#### [Dataset excerpt]
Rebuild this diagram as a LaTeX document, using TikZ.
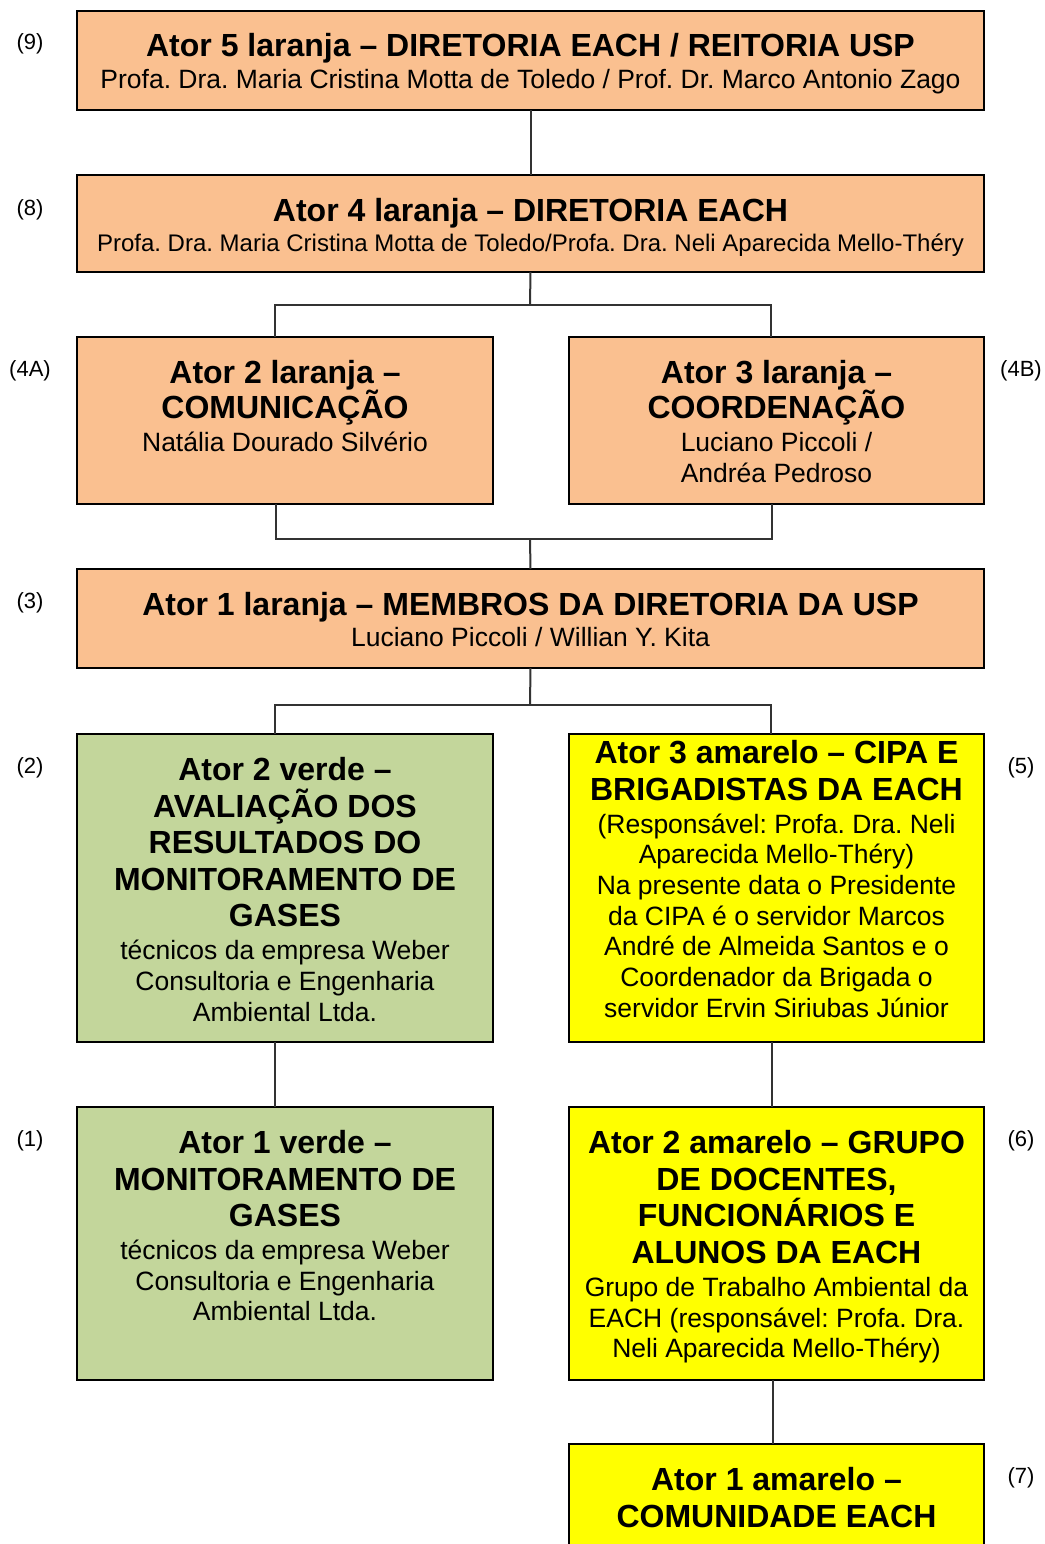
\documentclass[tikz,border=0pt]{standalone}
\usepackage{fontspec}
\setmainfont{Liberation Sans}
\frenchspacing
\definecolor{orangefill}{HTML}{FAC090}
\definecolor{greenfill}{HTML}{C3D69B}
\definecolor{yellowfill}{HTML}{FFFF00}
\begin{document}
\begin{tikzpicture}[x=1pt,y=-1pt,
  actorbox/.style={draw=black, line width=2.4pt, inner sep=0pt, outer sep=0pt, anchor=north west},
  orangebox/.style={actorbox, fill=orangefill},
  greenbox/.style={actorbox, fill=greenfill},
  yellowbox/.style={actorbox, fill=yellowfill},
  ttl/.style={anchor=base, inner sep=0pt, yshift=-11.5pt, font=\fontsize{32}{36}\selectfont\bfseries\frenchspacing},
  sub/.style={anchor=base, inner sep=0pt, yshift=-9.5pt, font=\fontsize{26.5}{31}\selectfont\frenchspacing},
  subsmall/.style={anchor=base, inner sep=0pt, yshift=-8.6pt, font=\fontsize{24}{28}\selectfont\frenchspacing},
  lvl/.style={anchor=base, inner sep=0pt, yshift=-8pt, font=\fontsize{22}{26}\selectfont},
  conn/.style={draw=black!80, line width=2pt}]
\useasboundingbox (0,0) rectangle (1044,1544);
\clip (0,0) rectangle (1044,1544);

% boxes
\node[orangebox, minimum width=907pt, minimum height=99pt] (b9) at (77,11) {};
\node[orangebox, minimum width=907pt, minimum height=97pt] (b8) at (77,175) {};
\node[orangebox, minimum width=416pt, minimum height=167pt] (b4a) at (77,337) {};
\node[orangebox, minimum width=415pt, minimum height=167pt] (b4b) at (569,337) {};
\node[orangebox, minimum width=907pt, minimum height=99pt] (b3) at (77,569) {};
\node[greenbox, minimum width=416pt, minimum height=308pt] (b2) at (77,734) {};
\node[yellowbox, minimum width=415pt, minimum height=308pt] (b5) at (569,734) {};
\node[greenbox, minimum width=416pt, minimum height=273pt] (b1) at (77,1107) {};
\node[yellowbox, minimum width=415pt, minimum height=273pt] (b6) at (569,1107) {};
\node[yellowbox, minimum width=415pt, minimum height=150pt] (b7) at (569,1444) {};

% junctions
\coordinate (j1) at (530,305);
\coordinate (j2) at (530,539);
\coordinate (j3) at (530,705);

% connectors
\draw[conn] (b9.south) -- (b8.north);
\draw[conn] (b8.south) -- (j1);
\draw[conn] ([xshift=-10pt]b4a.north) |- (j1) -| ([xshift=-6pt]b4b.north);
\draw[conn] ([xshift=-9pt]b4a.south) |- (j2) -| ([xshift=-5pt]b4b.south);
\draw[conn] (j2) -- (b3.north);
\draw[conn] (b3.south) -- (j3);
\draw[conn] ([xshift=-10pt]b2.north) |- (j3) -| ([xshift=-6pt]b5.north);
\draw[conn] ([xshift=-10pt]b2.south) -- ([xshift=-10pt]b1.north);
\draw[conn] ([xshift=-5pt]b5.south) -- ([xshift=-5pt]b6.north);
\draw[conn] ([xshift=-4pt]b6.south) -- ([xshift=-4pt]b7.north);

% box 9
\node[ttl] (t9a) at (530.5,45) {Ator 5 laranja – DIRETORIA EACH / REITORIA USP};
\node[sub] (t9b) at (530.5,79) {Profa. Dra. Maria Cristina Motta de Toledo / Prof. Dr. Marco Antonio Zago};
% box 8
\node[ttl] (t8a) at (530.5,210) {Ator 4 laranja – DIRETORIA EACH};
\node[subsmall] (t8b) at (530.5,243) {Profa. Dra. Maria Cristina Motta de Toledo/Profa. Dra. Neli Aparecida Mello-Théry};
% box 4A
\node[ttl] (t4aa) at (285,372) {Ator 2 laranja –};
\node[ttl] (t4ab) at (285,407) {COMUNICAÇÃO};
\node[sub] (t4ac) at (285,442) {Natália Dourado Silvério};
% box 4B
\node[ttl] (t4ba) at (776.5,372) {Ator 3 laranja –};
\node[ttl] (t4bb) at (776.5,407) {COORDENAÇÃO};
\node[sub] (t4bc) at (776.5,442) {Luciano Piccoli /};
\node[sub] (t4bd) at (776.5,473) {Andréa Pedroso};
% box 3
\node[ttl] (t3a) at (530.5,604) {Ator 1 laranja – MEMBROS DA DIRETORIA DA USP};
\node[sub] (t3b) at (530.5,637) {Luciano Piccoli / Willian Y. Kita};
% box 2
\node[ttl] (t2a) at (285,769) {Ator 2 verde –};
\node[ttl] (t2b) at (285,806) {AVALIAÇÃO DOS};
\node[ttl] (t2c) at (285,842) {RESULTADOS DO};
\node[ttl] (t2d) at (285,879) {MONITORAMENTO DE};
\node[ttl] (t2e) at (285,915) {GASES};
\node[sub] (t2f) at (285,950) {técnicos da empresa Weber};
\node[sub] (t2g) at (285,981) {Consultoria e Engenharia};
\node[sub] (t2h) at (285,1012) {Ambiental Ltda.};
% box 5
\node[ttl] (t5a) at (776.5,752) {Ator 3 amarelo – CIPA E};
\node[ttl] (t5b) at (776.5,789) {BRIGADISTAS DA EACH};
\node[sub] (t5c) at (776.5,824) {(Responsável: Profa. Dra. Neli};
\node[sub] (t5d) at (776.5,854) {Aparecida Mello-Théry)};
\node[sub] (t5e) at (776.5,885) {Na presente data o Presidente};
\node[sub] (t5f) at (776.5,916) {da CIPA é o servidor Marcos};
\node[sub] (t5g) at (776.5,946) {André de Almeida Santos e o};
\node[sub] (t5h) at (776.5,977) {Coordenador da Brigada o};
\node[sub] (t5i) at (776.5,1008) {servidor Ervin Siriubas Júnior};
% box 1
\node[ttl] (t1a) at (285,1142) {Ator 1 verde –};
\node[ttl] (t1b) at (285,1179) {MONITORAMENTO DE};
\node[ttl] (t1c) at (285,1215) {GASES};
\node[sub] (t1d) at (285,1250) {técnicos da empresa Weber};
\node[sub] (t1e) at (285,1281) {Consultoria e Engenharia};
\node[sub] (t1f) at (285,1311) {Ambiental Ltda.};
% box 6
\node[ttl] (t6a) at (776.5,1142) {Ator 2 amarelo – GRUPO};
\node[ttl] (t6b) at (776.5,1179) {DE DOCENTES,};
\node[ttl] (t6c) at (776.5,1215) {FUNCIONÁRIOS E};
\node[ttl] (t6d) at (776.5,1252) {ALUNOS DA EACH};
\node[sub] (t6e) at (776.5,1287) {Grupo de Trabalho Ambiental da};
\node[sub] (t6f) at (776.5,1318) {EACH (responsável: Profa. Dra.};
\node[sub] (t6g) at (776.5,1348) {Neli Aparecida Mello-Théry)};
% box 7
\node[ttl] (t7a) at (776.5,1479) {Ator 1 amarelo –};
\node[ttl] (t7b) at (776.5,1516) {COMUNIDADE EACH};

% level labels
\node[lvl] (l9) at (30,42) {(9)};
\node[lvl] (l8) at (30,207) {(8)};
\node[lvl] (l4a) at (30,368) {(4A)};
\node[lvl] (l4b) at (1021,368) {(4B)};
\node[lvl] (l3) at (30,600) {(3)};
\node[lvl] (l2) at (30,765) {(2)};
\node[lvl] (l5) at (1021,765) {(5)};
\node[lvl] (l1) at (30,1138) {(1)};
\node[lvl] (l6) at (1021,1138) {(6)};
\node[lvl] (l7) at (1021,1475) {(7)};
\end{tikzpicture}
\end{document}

#### [What you need to do]
Write out each line of the data exactly; the images should be left out.

#### [Result of this task]
Rebuild this diagram as a LaTeX document, using TikZ.
\documentclass[tikz,border=0pt]{standalone}
\usepackage{fontspec}
\setmainfont{Liberation Sans}
\frenchspacing
\definecolor{orangefill}{HTML}{FAC090}
\definecolor{greenfill}{HTML}{C3D69B}
\definecolor{yellowfill}{HTML}{FFFF00}
\begin{document}
\begin{tikzpicture}[x=1pt,y=-1pt,
  actorbox/.style={draw=black, line width=2.4pt, inner sep=0pt, outer sep=0pt, anchor=north west},
  orangebox/.style={actorbox, fill=orangefill},
  greenbox/.style={actorbox, fill=greenfill},
  yellowbox/.style={actorbox, fill=yellowfill},
  ttl/.style={anchor=base, inner sep=0pt, yshift=-11.5pt, font=\fontsize{32}{36}\selectfont\bfseries\frenchspacing},
  sub/.style={anchor=base, inner sep=0pt, yshift=-9.5pt, font=\fontsize{26.5}{31}\selectfont\frenchspacing},
  subsmall/.style={anchor=base, inner sep=0pt, yshift=-8.6pt, font=\fontsize{24}{28}\selectfont\frenchspacing},
  lvl/.style={anchor=base, inner sep=0pt, yshift=-8pt, font=\fontsize{22}{26}\selectfont},
  conn/.style={draw=black!80, line width=2pt}]
\useasboundingbox (0,0) rectangle (1044,1544);
\clip (0,0) rectangle (1044,1544);

% boxes
\node[orangebox, minimum width=907pt, minimum height=99pt] (b9) at (77,11) {};
\node[orangebox, minimum width=907pt, minimum height=97pt] (b8) at (77,175) {};
\node[orangebox, minimum width=416pt, minimum height=167pt] (b4a) at (77,337) {};
\node[orangebox, minimum width=415pt, minimum height=167pt] (b4b) at (569,337) {};
\node[orangebox, minimum width=907pt, minimum height=99pt] (b3) at (77,569) {};
\node[greenbox, minimum width=416pt, minimum height=308pt] (b2) at (77,734) {};
\node[yellowbox, minimum width=415pt, minimum height=308pt] (b5) at (569,734) {};
\node[greenbox, minimum width=416pt, minimum height=273pt] (b1) at (77,1107) {};
\node[yellowbox, minimum width=415pt, minimum height=273pt] (b6) at (569,1107) {};
\node[yellowbox, minimum width=415pt, minimum height=150pt] (b7) at (569,1444) {};

% junctions
\coordinate (j1) at (530,305);
\coordinate (j2) at (530,539);
\coordinate (j3) at (530,705);

% connectors
\draw[conn] (b9.south) -- (b8.north);
\draw[conn] (b8.south) -- (j1);
\draw[conn] ([xshift=-10pt]b4a.north) |- (j1) -| ([xshift=-6pt]b4b.north);
\draw[conn] ([xshift=-9pt]b4a.south) |- (j2) -| ([xshift=-5pt]b4b.south);
\draw[conn] (j2) -- (b3.north);
\draw[conn] (b3.south) -- (j3);
\draw[conn] ([xshift=-10pt]b2.north) |- (j3) -| ([xshift=-6pt]b5.north);
\draw[conn] ([xshift=-10pt]b2.south) -- ([xshift=-10pt]b1.north);
\draw[conn] ([xshift=-5pt]b5.south) -- ([xshift=-5pt]b6.north);
\draw[conn] ([xshift=-4pt]b6.south) -- ([xshift=-4pt]b7.north);

% box 9
\node[ttl] (t9a) at (530.5,45) {Ator 5 laranja – DIRETORIA EACH / REITORIA USP};
\node[sub] (t9b) at (530.5,79) {Profa. Dra. Maria Cristina Motta de Toledo / Prof. Dr. Marco Antonio Zago};
% box 8
\node[ttl] (t8a) at (530.5,210) {Ator 4 laranja – DIRETORIA EACH};
\node[subsmall] (t8b) at (530.5,243) {Profa. Dra. Maria Cristina Motta de Toledo/Profa. Dra. Neli Aparecida Mello-Théry};
% box 4A
\node[ttl] (t4aa) at (285,372) {Ator 2 laranja –};
\node[ttl] (t4ab) at (285,407) {COMUNICAÇÃO};
\node[sub] (t4ac) at (285,442) {Natália Dourado Silvério};
% box 4B
\node[ttl] (t4ba) at (776.5,372) {Ator 3 laranja –};
\node[ttl] (t4bb) at (776.5,407) {COORDENAÇÃO};
\node[sub] (t4bc) at (776.5,442) {Luciano Piccoli /};
\node[sub] (t4bd) at (776.5,473) {Andréa Pedroso};
% box 3
\node[ttl] (t3a) at (530.5,604) {Ator 1 laranja – MEMBROS DA DIRETORIA DA USP};
\node[sub] (t3b) at (530.5,637) {Luciano Piccoli / Willian Y. Kita};
% box 2
\node[ttl] (t2a) at (285,769) {Ator 2 verde –};
\node[ttl] (t2b) at (285,806) {AVALIAÇÃO DOS};
\node[ttl] (t2c) at (285,842) {RESULTADOS DO};
\node[ttl] (t2d) at (285,879) {MONITORAMENTO DE};
\node[ttl] (t2e) at (285,915) {GASES};
\node[sub] (t2f) at (285,950) {técnicos da empresa Weber};
\node[sub] (t2g) at (285,981) {Consultoria e Engenharia};
\node[sub] (t2h) at (285,1012) {Ambiental Ltda.};
% box 5
\node[ttl] (t5a) at (776.5,752) {Ator 3 amarelo – CIPA E};
\node[ttl] (t5b) at (776.5,789) {BRIGADISTAS DA EACH};
\node[sub] (t5c) at (776.5,824) {(Responsável: Profa. Dra. Neli};
\node[sub] (t5d) at (776.5,854) {Aparecida Mello-Théry)};
\node[sub] (t5e) at (776.5,885) {Na presente data o Presidente};
\node[sub] (t5f) at (776.5,916) {da CIPA é o servidor Marcos};
\node[sub] (t5g) at (776.5,946) {André de Almeida Santos e o};
\node[sub] (t5h) at (776.5,977) {Coordenador da Brigada o};
\node[sub] (t5i) at (776.5,1008) {servidor Ervin Siriubas Júnior};
% box 1
\node[ttl] (t1a) at (285,1142) {Ator 1 verde –};
\node[ttl] (t1b) at (285,1179) {MONITORAMENTO DE};
\node[ttl] (t1c) at (285,1215) {GASES};
\node[sub] (t1d) at (285,1250) {técnicos da empresa Weber};
\node[sub] (t1e) at (285,1281) {Consultoria e Engenharia};
\node[sub] (t1f) at (285,1311) {Ambiental Ltda.};
% box 6
\node[ttl] (t6a) at (776.5,1142) {Ator 2 amarelo – GRUPO};
\node[ttl] (t6b) at (776.5,1179) {DE DOCENTES,};
\node[ttl] (t6c) at (776.5,1215) {FUNCIONÁRIOS E};
\node[ttl] (t6d) at (776.5,1252) {ALUNOS DA EACH};
\node[sub] (t6e) at (776.5,1287) {Grupo de Trabalho Ambiental da};
\node[sub] (t6f) at (776.5,1318) {EACH (responsável: Profa. Dra.};
\node[sub] (t6g) at (776.5,1348) {Neli Aparecida Mello-Théry)};
% box 7
\node[ttl] (t7a) at (776.5,1479) {Ator 1 amarelo –};
\node[ttl] (t7b) at (776.5,1516) {COMUNIDADE EACH};

% level labels
\node[lvl] (l9) at (30,42) {(9)};
\node[lvl] (l8) at (30,207) {(8)};
\node[lvl] (l4a) at (30,368) {(4A)};
\node[lvl] (l4b) at (1021,368) {(4B)};
\node[lvl] (l3) at (30,600) {(3)};
\node[lvl] (l2) at (30,765) {(2)};
\node[lvl] (l5) at (1021,765) {(5)};
\node[lvl] (l1) at (30,1138) {(1)};
\node[lvl] (l6) at (1021,1138) {(6)};
\node[lvl] (l7) at (1021,1475) {(7)};
\end{tikzpicture}
\end{document}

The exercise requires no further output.